When a file is opened in 2.7.3 nothing is done. Any time the import map is accessed (to find an account or write/update an entry), the database is checked for the GUID_FLAT_BAYES feature flag. If it is not found, the import map data are converted to the guid, flat style, and that feature flag is set. In this case (import map data are present and no GUID_FLAT_BAYES feature flag is set), the data are known not to be flat and either in the pre-2.6.16 style with account names, or in the 2.7.{1,2} style with guids.

Of course, after this flag is set, only the newer 2.6 releases can read and write the data, and earlier versions will refuse based on the feature flag.

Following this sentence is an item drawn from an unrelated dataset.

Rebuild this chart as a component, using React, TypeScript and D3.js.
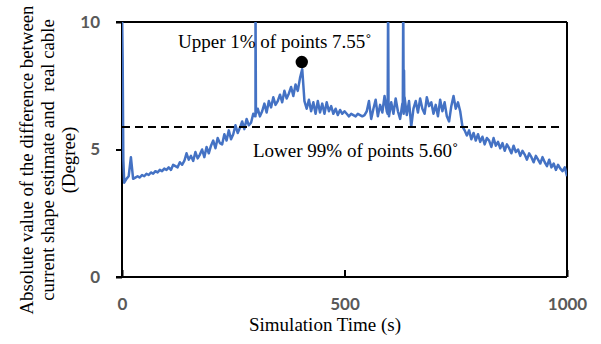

This seems workable, modulo pre 2.6.19 vs. pre 2.6.16. But you'd better get on it, the 2.6.19 release is next weekend. John Ralls (talk) 03:36, 9 December 2017 (UTC)
As John already says, this can work. Independent of whether you want to use it for your current conversion, I'm still in favour or adding a "last-written-by-version" as a book kvp because it may help us to centralize all migrations/conversions between book formats and format versions in the future rather than having it spread all throughout the code with only very limited overhead (only conversions between the last-written-by-version and the current version are necessary and opening the file by older versions tend to happen less over time). Even if we don't use it right now it can become a very valuable data file parameter in the future. Whether you want to use it for your current feature flag is your choice. Gjanssens (talk) 10:39, 9 December 2017 (UTC)

  1. Only the bayes import maps are "flat"; the "regular" import maps retain their dimensionality.